In Fairseat, the owner, Frank Waters, made a timber hut in Platt House Lane in the garden of Honey Cottage, available as a village hall. This use came to an end in 1957 when he sold Honey Cottage and this hut was dismantled in 2003 after the land had become part of The Willows. Before Fairseat Village Hall, as we now know it, came Fairseat Recreation Ground, a field which was generously donated late 1956 by Col Arthur Anderson of Fairseat Manor for the benefit of residents of Fairseat so that children could play safely away from the traffic in Fairseat Lane. Hedges were then planted; gates and gate posts installed and then swings installed. Fairseat Sewing Guild helped fund this. The “Rec” was opened in 1958.
The lack of a village hall remained for several years and the need had increased, but Hugh Pasteur of Fairseat House was exercising his mind on this need. He wanted to foster and maintain the greater community spirit that had been engendered during the years of the Second World War (1939-45). Hugh was a director of J & E Hall of Dartford, industrial refrigeration engineers. He had also been the commander of the Stansted Platoon of the Home Guard during the war, which brought Stansted and Fairseat people together. Hall’s office building in Dartford had been bombed; the directors and staff were accommodated in a temporary sectional timber building until war end and beyond. Eventually Hall’s offices were rebuilt in the early 1960s. As the contractor was dismantling the temporary buildings, Hugh Pasteur spotted the component sections and it sparked an idea. He approached his co-directors and obtained their agreement that this sectional building could be purchased to become our village hall.

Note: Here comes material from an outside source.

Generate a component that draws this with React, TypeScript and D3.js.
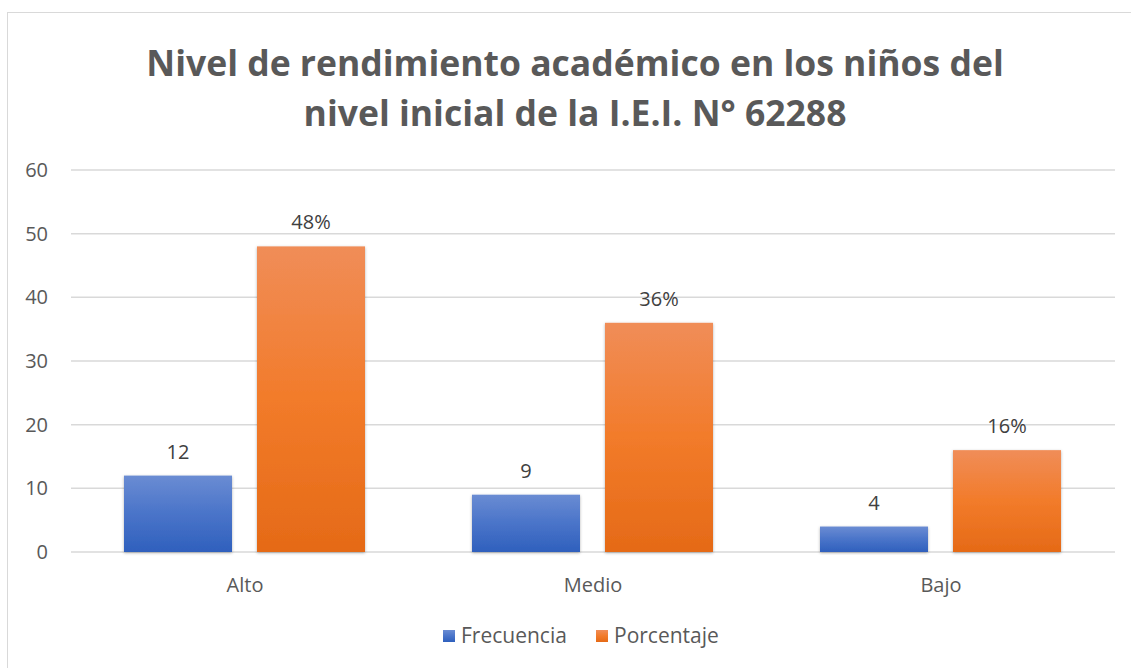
import React from 'react';
import * as d3 from 'd3';

const categories = ['Alto', 'Medio', 'Bajo'];
const frecuencia = [12, 9, 4];
const porcentaje = [48, 36, 16];
const seriesNames = ['Frecuencia', 'Porcentaje'];
const yTicks = [0, 10, 20, 30, 40, 50, 60];
const titleLines = ['Nivel de rendimiento académico en los niños del', 'nivel inicial de la I.E.I. N° 62288'];

const W = 1131;
const H = 668;
const m = { left: 71, right: 16, top: 170, bottom: 116 };
const FONT = '"Open Sans", "Noto Sans", sans-serif';
const TXT = '#595959';
const FS = 20;

const x = d3.scaleBand<string>().domain(categories).range([m.left, W - m.right]);
// bars sit 53px into each category band, 108px wide with a 25px gap
const inner = d3.scaleBand<string>().domain(seriesNames).range([53, 294]).paddingInner(25 / 133);
const y = d3.scaleLinear().domain([0, 60]).range([H - m.bottom, m.top]);

const rows = categories.map((c, i) => ({ cat: c, vals: [frecuencia[i], porcentaje[i]] }));
const labelFmt = [(v: number) => `${v}`, (v: number) => `${v}%`];

export default function App() {
  return (
    <svg width={W} height={H} style={{ position: 'absolute', left: 0, top: 0, background: '#fff' }}>
      <defs>
        <linearGradient id="g0" x1="0" y1="0" x2="0" y2="1">
          <stop offset="0" stopColor="#6a8cd3" />
          <stop offset="0.5" stopColor="#4a74c9" />
          <stop offset="1" stopColor="#2f60bd" />
        </linearGradient>
        <linearGradient id="g1" x1="0" y1="0" x2="0" y2="1">
          <stop offset="0" stopColor="#f08d58" />
          <stop offset="0.5" stopColor="#f27b2a" />
          <stop offset="1" stopColor="#e56a17" />
        </linearGradient>
        <filter id="sh" x="-10%" y="-10%" width="120%" height="120%">
          <feDropShadow dx="0" dy="1" stdDeviation="1.5" floodColor="#000" floodOpacity="0.3" />
        </filter>
      </defs>
      <rect x={7.5} y={12.5} width={W} height={H} fill="#fff" stroke="#d9d9d9" strokeWidth={1} />
      <g fontFamily={FONT} fill={TXT} fontWeight="bold" fontSize={35.5} textAnchor="middle">
        {titleLines.map((t, i) => (
          <text key={i} x={575} y={76 + i * 50}>{t}</text>
        ))}
      </g>
      {yTicks.map(t => (
        <g key={t}>
          <line x1={m.left} x2={W - m.right} y1={y(t)} y2={y(t)} stroke="#d9d9d9" strokeWidth={1.5} />
          <text x={48} y={y(t)} dy="0.35em" textAnchor="end" fontFamily={FONT} fontSize={FS} fill={TXT}>{t}</text>
        </g>
      ))}
      {rows.map(r => (
        <g key={r.cat} transform={`translate(${x(r.cat)},0)`}>
          {r.vals.map((v, j) => {
            const bx = inner(seriesNames[j])!;
            return (
              <g key={j}>
                <rect x={bx} y={y(v)} width={inner.bandwidth()} height={y(0) - y(v)} fill={`url(#g${j})`} filter="url(#sh)" />
                <text x={bx + inner.bandwidth() / 2} y={y(v) - 17} textAnchor="middle" fontFamily={FONT} fontSize={FS} fill="#404040">{labelFmt[j](v)}</text>
              </g>
            );
          })}
          <text x={x.bandwidth() / 2} y={H - m.bottom + 40} textAnchor="middle" fontFamily={FONT} fontSize={FS} fill={TXT}>{r.cat}</text>
        </g>
      ))}
      <g fontFamily={FONT} fontSize={21} fill={TXT}>
        {seriesNames.map((s, j) => {
          const lx = [443, 596][j];
          return (
            <g key={s}>
              <rect x={lx} y={630} width={12} height={12} fill={`url(#g${j})`} />
              <text x={lx + 18} y={636} dy="0.35em">{s}</text>
            </g>
          );
        })}
      </g>
    </svg>
  );
}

The recreation ground trustees, who included Mrs. Anderson, agreed that a village hall could be erected on their land. At the same time an appeal for funds and fundraising events provided sufficient monies to construct foundations at Fairseat Recreation Ground on which to re-assemble this sectional timber building and to build the other rooms needed for a village hall. Many villagers contributed money, time and effort towards this, under a village hall committee chaired by Mrs. Betty Paul of Fairlight Lodge, Fairseat.
Mrs. Jean Anderson formally opened Fairseat Village Hall in May 1961 and since then there have been two substantial improvement schemes to the village hall. In 1982/83 and in 2005, to achieve the hall that exists today. It is larger and better than the original hall but looks quite similar to the original on the outside. We all have a duty to see that it remains in good condition as a service to our community.

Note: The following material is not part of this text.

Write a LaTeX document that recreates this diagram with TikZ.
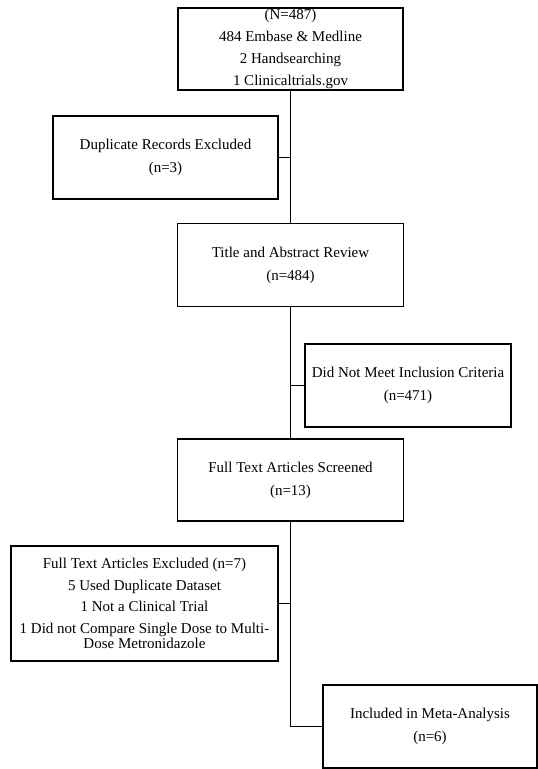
\documentclass[tikz,border=0pt]{standalone}
\usepackage{fontspec}
\setmainfont{Liberation Serif}
\usetikzlibrary{positioning, calc}

\begin{document}
\begin{tikzpicture}[x=1pt, y=-1pt, line width=1.2pt,
  font=\fontsize{15}{23}\selectfont,
  flowbox/.style={draw, align=center, inner sep=0pt, minimum height=83pt}]
  \useasboundingbox (0,0) rectangle (538,769);
  % main column of the flow
  \node[flowbox, minimum width=225pt, minimum height=82pt, font=\fontsize{15}{22.2}\selectfont] (records) at (290.5,49)
    {(N=487)\\484 Embase \& Medline\\2 Handsearching\\1 Clinicaltrials.gov};
  \node[flowbox, minimum width=226pt] (review) at (290.5,265) {Title and Abstract Review\\(n=484)};
  \node[flowbox, minimum width=226pt, minimum height=82pt] (screened) at (290.5,480) {Full Text Articles Screened\\(n=13)};
  \node[flowbox, minimum width=214pt] (included) at (430,726.5) {Included in Meta-Analysis\\(n=6)};
  % side boxes
  \node[flowbox, minimum width=225pt] (duplicates) at (165.5,157.5) {Duplicate Records Excluded\\(n=3)};
  \node[flowbox, minimum width=206pt] (criteria) at (408,385.5) {Did Not Meet Inclusion Criteria\\(n=471)};
  \node[flowbox, minimum width=267pt, minimum height=115pt, font=\fontsize{15}{21.5}\selectfont] (excluded) at (144.5,603.5)
    {Full Text Articles Excluded (n=7)\\5 Used Duplicate Dataset\\1 Not a Clinical Trial\\1 Did not Compare Single Dose to Multi-\\[-6.5pt]Dose Metronidazole};
  % connectors
  \draw (records) -- (review);
  \draw (review) -- (screened);
  \draw (screened.south) |- (included.west);
  \draw (duplicates.east) -- (duplicates.east -| records.south);
  \draw (criteria.west) -- (criteria.west -| review.south);
  \draw (excluded.east) -- (excluded.east -| screened.south);
\end{tikzpicture}
\end{document}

One of the smaller rooms at the rear of the Village Hall was set aside to store archive material for the Stansted & Fairseat Society. The following text is in the form of recollections by Grisell Pasteur in 1992.

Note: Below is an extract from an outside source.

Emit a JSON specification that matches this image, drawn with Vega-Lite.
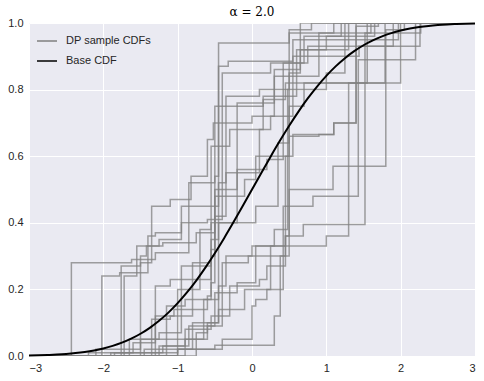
{
"$schema": "https://vega.github.io/schema/vega-lite/v6.json",
"width": 446, "height": 333,
"autosize": {"type": "none"},
"padding": {"left": 29, "top": 23, "right": 9, "bottom": 25},
"background": "white",
"config": {
 "view": {"fill": "#EAEAF2", "stroke": null},
 "axis": {"domain": false, "ticks": false, "gridColor": "white", "gridWidth": 1, "labelFont": "Liberation Sans", "labelFontSize": 11, "labelColor": "#262626", "title": null},
 "legend": {"labelFont": "Liberation Sans", "labelFontSize": 11, "labelColor": "#262626"}
},
"title": {"text": "α = 2.0", "font": "DejaVu Serif", "fontSize": 12, "fontWeight": "normal", "color": "#000000", "anchor": "middle", "offset": 4, "dy": 6},
"datasets": {
"samples": [
{"c":1,"x":-3,"y":0},{"c":1,"x":-2.43,"y":0.28},{"c":1,"x":-1.62,"y":0.29},{"c":1,"x":-1.3,"y":0.31},{"c":1,"x":-0.85,"y":0.52},{"c":1,"x":-0.5,"y":0.54},{"c":1,"x":-0.45,"y":0.94},{"c":1,"x":0.5,"y":0.97},{"c":1,"x":1.1,"y":1},{"c":1,"x":3,"y":1},
{"c":2,"x":-3,"y":0},{"c":2,"x":-2.02,"y":0.24},{"c":2,"x":-1.78,"y":0.25},{"c":2,"x":-1.4,"y":0.36},{"c":2,"x":-1.3,"y":0.37},{"c":2,"x":-0.95,"y":0.45},{"c":2,"x":-0.45,"y":0.87},{"c":2,"x":-0.32,"y":0.885},{"c":2,"x":0.55,"y":0.95},{"c":2,"x":1.97,"y":1},{"c":2,"x":3,"y":1},
{"c":3,"x":-3,"y":0},{"c":3,"x":-1.76,"y":0.27},{"c":3,"x":-1.5,"y":0.28},{"c":3,"x":-1.35,"y":0.45},{"c":3,"x":-1.1,"y":0.47},{"c":3,"x":-0.82,"y":0.54},{"c":3,"x":-0.6,"y":0.65},{"c":3,"x":-0.52,"y":0.7},{"c":3,"x":0.0,"y":0.72},{"c":3,"x":0.3,"y":0.84},{"c":3,"x":0.9,"y":0.97},{"c":3,"x":1.4,"y":1},{"c":3,"x":3,"y":1},
{"c":4,"x":-3,"y":0},{"c":4,"x":-1.72,"y":0.24},{"c":4,"x":-1.55,"y":0.33},{"c":4,"x":-1.25,"y":0.35},{"c":4,"x":-0.95,"y":0.4},{"c":4,"x":-0.6,"y":0.41},{"c":4,"x":-0.4,"y":0.85},{"c":4,"x":0.25,"y":0.88},{"c":4,"x":0.75,"y":0.93},{"c":4,"x":2.26,"y":1},{"c":4,"x":3,"y":1},
{"c":5,"x":-3,"y":0},{"c":5,"x":-1.5,"y":0.3},{"c":5,"x":-1.42,"y":0.33},{"c":5,"x":-1.2,"y":0.34},{"c":5,"x":-0.75,"y":0.37},{"c":5,"x":-0.5,"y":0.42},{"c":5,"x":-0.35,"y":0.78},{"c":5,"x":0.1,"y":0.8},{"c":5,"x":0.5,"y":0.98},{"c":5,"x":0.8,"y":1},{"c":5,"x":3,"y":1},
{"c":6,"x":-3,"y":0},{"c":6,"x":-1.3,"y":0.21},{"c":6,"x":-1.1,"y":0.23},{"c":6,"x":-0.7,"y":0.38},{"c":6,"x":-0.55,"y":0.4},{"c":6,"x":-0.2,"y":0.75},{"c":6,"x":0.15,"y":0.77},{"c":6,"x":0.45,"y":0.82},{"c":6,"x":1.79,"y":1},{"c":6,"x":3,"y":1},
{"c":7,"x":-3,"y":0},{"c":7,"x":-1.25,"y":0.03},{"c":7,"x":-0.9,"y":0.05},{"c":7,"x":-0.6,"y":0.1},{"c":7,"x":-0.5,"y":0.19},{"c":7,"x":-0.2,"y":0.22},{"c":7,"x":0.05,"y":0.33},{"c":7,"x":0.45,"y":0.6},{"c":7,"x":0.55,"y":0.665},{"c":7,"x":1.1,"y":0.7},{"c":7,"x":1.4,"y":0.97},{"c":7,"x":1.6,"y":1},{"c":7,"x":3,"y":1},
{"c":8,"x":-3,"y":0},{"c":8,"x":-1.9,"y":0.01},{"c":8,"x":-1.0,"y":0.02},{"c":8,"x":-0.5,"y":0.032},{"c":8,"x":0.3,"y":0.12},{"c":8,"x":0.38,"y":0.3},{"c":8,"x":0.5,"y":0.33},{"c":8,"x":1.0,"y":0.36},{"c":8,"x":1.3,"y":0.82},{"c":8,"x":2.0,"y":1},{"c":8,"x":3,"y":1},
{"c":9,"x":-3,"y":0},{"c":9,"x":-1.0,"y":0.02},{"c":9,"x":-0.4,"y":0.05},{"c":9,"x":0.0,"y":0.15},{"c":9,"x":0.05,"y":0.17},{"c":9,"x":0.2,"y":0.2},{"c":9,"x":0.42,"y":0.45},{"c":9,"x":0.82,"y":0.48},{"c":9,"x":1.43,"y":0.89},{"c":9,"x":2.2,"y":1},{"c":9,"x":3,"y":1},
{"c":10,"x":-3,"y":0},{"c":10,"x":-0.9,"y":0.08},{"c":10,"x":-0.55,"y":0.12},{"c":10,"x":-0.3,"y":0.21},{"c":10,"x":0.1,"y":0.23},{"c":10,"x":0.2,"y":0.27},{"c":10,"x":0.45,"y":0.36},{"c":10,"x":0.69,"y":0.395},{"c":10,"x":1.52,"y":0.97},{"c":10,"x":2.27,"y":1},{"c":10,"x":3,"y":1},
{"c":11,"x":-3,"y":0},{"c":11,"x":-1.45,"y":0.02},{"c":11,"x":-0.8,"y":0.1},{"c":11,"x":-0.45,"y":0.14},{"c":11,"x":-0.1,"y":0.2},{"c":11,"x":0.25,"y":0.33},{"c":11,"x":0.5,"y":0.5},{"c":11,"x":1.09,"y":0.57},{"c":11,"x":1.8,"y":0.98},{"c":11,"x":2.05,"y":1},{"c":11,"x":3,"y":1},
{"c":12,"x":-3,"y":0},{"c":12,"x":-1.15,"y":0.15},{"c":12,"x":-0.9,"y":0.17},{"c":12,"x":-0.55,"y":0.22},{"c":12,"x":-0.5,"y":0.48},{"c":12,"x":-0.1,"y":0.53},{"c":12,"x":0.05,"y":0.6},{"c":12,"x":0.5,"y":0.85},{"c":12,"x":0.65,"y":0.92},{"c":12,"x":1.3,"y":1},{"c":12,"x":3,"y":1},
{"c":13,"x":-3,"y":0},{"c":13,"x":-0.75,"y":0.07},{"c":13,"x":-0.6,"y":0.09},{"c":13,"x":-0.4,"y":0.28},{"c":13,"x":-0.05,"y":0.3},{"c":13,"x":0.45,"y":0.36},{"c":13,"x":0.5,"y":0.66},{"c":13,"x":0.9,"y":0.665},{"c":13,"x":1.1,"y":0.7},{"c":13,"x":1.4,"y":0.99},{"c":13,"x":1.7,"y":1},{"c":13,"x":3,"y":1},
{"c":14,"x":-3,"y":0},{"c":14,"x":-2.2,"y":0.01},{"c":14,"x":-1.6,"y":0.04},{"c":14,"x":-1.3,"y":0.12},{"c":14,"x":-1.05,"y":0.14},{"c":14,"x":-0.6,"y":0.18},{"c":14,"x":-0.55,"y":0.63},{"c":14,"x":-0.3,"y":0.68},{"c":14,"x":0.15,"y":0.78},{"c":14,"x":0.6,"y":0.92},{"c":14,"x":1.0,"y":0.96},{"c":14,"x":1.65,"y":1},{"c":14,"x":3,"y":1},
{"c":15,"x":-3,"y":0},{"c":15,"x":-1.65,"y":0.05},{"c":15,"x":-1.25,"y":0.07},{"c":15,"x":-0.95,"y":0.27},{"c":15,"x":-0.55,"y":0.3},{"c":15,"x":-0.5,"y":0.5},{"c":15,"x":-0.2,"y":0.56},{"c":15,"x":0.2,"y":0.59},{"c":15,"x":0.42,"y":0.88},{"c":15,"x":0.7,"y":0.96},{"c":15,"x":1.2,"y":1},{"c":15,"x":3,"y":1},
{"c":16,"x":-3,"y":0},{"c":16,"x":-1.0,"y":0.05},{"c":16,"x":-0.65,"y":0.17},{"c":16,"x":-0.45,"y":0.21},{"c":16,"x":-0.35,"y":0.3},{"c":16,"x":0.0,"y":0.33},{"c":16,"x":0.3,"y":0.38},{"c":16,"x":0.48,"y":0.8},{"c":16,"x":1.0,"y":0.85},{"c":16,"x":1.25,"y":1},{"c":16,"x":3,"y":1},
{"c":17,"x":-3,"y":0},{"c":17,"x":-1.85,"y":0.01},{"c":17,"x":-1.2,"y":0.03},{"c":17,"x":-0.85,"y":0.09},{"c":17,"x":-0.5,"y":0.1},{"c":17,"x":-0.45,"y":0.52},{"c":17,"x":-0.35,"y":0.55},{"c":17,"x":0.1,"y":0.68},{"c":17,"x":0.25,"y":0.72},{"c":17,"x":0.55,"y":0.9},{"c":17,"x":1.44,"y":0.93},{"c":17,"x":1.9,"y":1},{"c":17,"x":3,"y":1},
{"c":18,"x":-3,"y":0},{"c":18,"x":-1.35,"y":0.11},{"c":18,"x":-1.1,"y":0.12},{"c":18,"x":-0.8,"y":0.28},{"c":18,"x":-0.55,"y":0.35},{"c":18,"x":-0.45,"y":0.4},{"c":18,"x":0.05,"y":0.45},{"c":18,"x":0.35,"y":0.64},{"c":18,"x":0.5,"y":0.75},{"c":18,"x":0.7,"y":0.82},{"c":18,"x":1.55,"y":1},{"c":18,"x":3,"y":1},
{"c":19,"x":-3,"y":0},{"c":19,"x":-2.1,"y":0.02},{"c":19,"x":-1.5,"y":0.05},{"c":19,"x":-1.0,"y":0.2},{"c":19,"x":-0.7,"y":0.23},{"c":19,"x":-0.55,"y":0.32},{"c":19,"x":-0.5,"y":0.75},{"c":19,"x":-0.2,"y":0.76},{"c":19,"x":0.3,"y":0.86},{"c":19,"x":0.65,"y":1},{"c":19,"x":3,"y":1}
],
"base": [
{"x":-3,"y":0.00135},{"x":-2.875,"y":0.00202},{"x":-2.75,"y":0.00298},{"x":-2.625,"y":0.00433},{"x":-2.5,"y":0.00621},{"x":-2.375,"y":0.00877},{"x":-2.25,"y":0.01222},{"x":-2.125,"y":0.01679},{"x":-2,"y":0.02275},{"x":-1.875,"y":0.0304},{"x":-1.75,"y":0.04006},{"x":-1.625,"y":0.05208},{"x":-1.5,"y":0.06681},{"x":-1.375,"y":0.0846},{"x":-1.25,"y":0.10565},{"x":-1.125,"y":0.13029},{"x":-1,"y":0.15866},{"x":-0.875,"y":0.19079},{"x":-0.75,"y":0.22663},{"x":-0.625,"y":0.26599},{"x":-0.5,"y":0.30854},{"x":-0.375,"y":0.35383},{"x":-0.25,"y":0.40129},{"x":-0.125,"y":0.45026},{"x":0,"y":0.5},{"x":0.125,"y":0.54974},{"x":0.25,"y":0.59871},{"x":0.375,"y":0.64617},{"x":0.5,"y":0.69146},{"x":0.625,"y":0.73401},{"x":0.75,"y":0.77337},{"x":0.875,"y":0.80921},{"x":1,"y":0.84134},{"x":1.125,"y":0.86971},{"x":1.25,"y":0.89435},{"x":1.375,"y":0.9154},{"x":1.5,"y":0.93319},{"x":1.625,"y":0.94792},{"x":1.75,"y":0.95994},{"x":1.875,"y":0.9696},{"x":2,"y":0.97725},{"x":2.125,"y":0.98321},{"x":2.25,"y":0.98778},{"x":2.375,"y":0.99123},{"x":2.5,"y":0.99379},{"x":2.625,"y":0.99567},{"x":2.75,"y":0.99702},{"x":2.875,"y":0.99798},{"x":3,"y":0.99865}
]
},
"layer": [
 {"data": {"name": "samples"},
  "mark": {"type": "line", "interpolate": "step-after", "strokeWidth": 1.5, "opacity": 0.75, "clip": true},
  "encoding": {
   "x": {"field": "x", "type": "quantitative", "scale": {"domain": [-3, 3], "nice": false}, "axis": {"values": [-3,-2,-1,0,1,2,3], "format": "d", "labelPadding": 6}},
   "y": {"field": "y", "type": "quantitative", "scale": {"domain": [0, 1], "nice": false}, "axis": {"values": [0,0.2,0.4,0.6,0.8,1], "format": ".1f", "labelPadding": 6}},
   "detail": {"field": "c"},
   "color": {"datum": "DP sample CDFs", "type": "nominal",
     "scale": {"domain": ["DP sample CDFs", "Base CDF"], "range": ["#808080", "#000000"]},
     "legend": {"title": null, "orient": "top-left", "offset": 7, "padding": 0, "symbolType": "stroke", "symbolStrokeWidth": 2, "symbolSize": 400, "labelOffset": 8, "rowPadding": 4}}
  }},
 {"data": {"name": "base"},
  "mark": {"type": "line", "interpolate": "monotone", "strokeWidth": 2, "color": "#000000"},
  "encoding": {
   "x": {"field": "x", "type": "quantitative"},
   "y": {"field": "y", "type": "quantitative"},
   "color": {"datum": "Base CDF", "type": "nominal"}
  }}
]
}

It was in 1974, I think, that it dawned on me that, in the nearly 50 years my husband and I had lived in Stansted Parish, a lot of events had taken place and a lot of people had lived and died about whom future inhabitants would have no knowledge, just as I had little knowledge of those who lived here before me.
I approached Ilma Firebrace, who was then the Editor of the Parish Notes, and asked if the Stansted and Fairseat Society might publish a request for material to start a “Parish Archive”, a rather grand term for what was then only the germ of an idea.
Knowing from my own experience how one can treasure old photographs and records, I decided we would be likely to get a better response if we asked for the loan of material. The Society would then have copies made and return the originals to their owners. By the greatest of good luck there lived in Stansted at that time a keen amateur photographer – Glyn Charlton – who had a dark room and enlarging facilities in his house. He expressed an interest in the project and offered to do the copying. If we had had to employ professional help I doubt very much whether we should have been able to expand the collection as quickly as we did.
Contributions came in a steady stream from all and sundry. I became quite used to telephone calls such as “I was turning out some cupboards and found … Would you like to come and look and see if there is anything you want for the collection?” One thing led to another and perhaps the owner of some photos would write to a distant friend or relative who would be persuaded to lend a photo to be copied. Stansted Primary School had recently celebrated its 100th anniversary, and they were able to produce many group photos of past pupils, which are an unending interest when we have an exhibition. The pupils also produced a wonderful ‘project’ about the Parish, which includes interviews with long-time residents and illustrations of people, houses and implements used in times gone by, all linked together in a colourful frieze which the Society has shown at our bigger exhibitions in Stansted and Fairseat churches. In a hundred years time, if we look after it properly, the frieze will be a wonderful record. At the same time two schoolboys were doing ‘projects’, one about Stansted church, and one about the German plane that was shot down and crash-landed near Court Lodge in 1940. Sadly, there are no photos of this event – strict security and lack of photographic film in wartime was responsible for this. Nevertheless what the authors wrote was fascinating and we are grateful to them for presenting their work to the Society.
Such was the wealth of material being offered that it became obvious that we ought to have an exhibition and share the delights of the many contributions. Again luck was with us. My knowledge of mounting and presenting an exhibition was nil, so I was relieved and thrilled when Denis Osborne, who then lived at Church Cottage, Stansted, offered to help. Little did I know what a tower of strength I had acquired! Denis’ job was to mount recruiting exhibitions for the Royal Navy. He seemed to be able to find every kind of board, coloured paper and coloured strips for outlining photos; best of all he found us some very useful screens on which one could anchor a photo safely with a magic circle of Velcro on the back with no drawing pins or glue needed. Our first exhibition in Stansted Village Hall was a great success, only marred by the fact that we could have the hall for one day only. Inevitably some people were unable to come. A few years later we held another exhibition in Fairseat Chapel by kind permission of the P.C.C. Though the Chapel is not entirely suitable for this purpose (all those pews) many people came and we were able to leave the exhibition up for three days.
Storage of the Collection was now becoming a problem, until Stanley Marchant found us a map-storage chest. We have used this ever since, storing it in the houses of various accommodating people. While we are very grateful to those who put up with a bulky chest in their homes it became obvious that we should have a permanent and secure home for the Archives. They had a narrow escape in the hurricane in 1987, when a tree fell on the garage in which the chest was stored. With the kind cooperation of the Fairseat Village Hall Committee we have now got a store in the Village Hall, small but secure and with provision for keeping the collection safe from humidity.
We are still receiving contributions, which are much appreciated (the hurricane in 1987 produced a wealth of photos). Please don’t be shy of lending or giving photos or anything else of interest. The collection must not stop at 1992. Events, people, houses, views, old records, almost anything will be of interest in a hundred years time. The Society thanks you all for your enthusiastic co-operation and generosity over the years.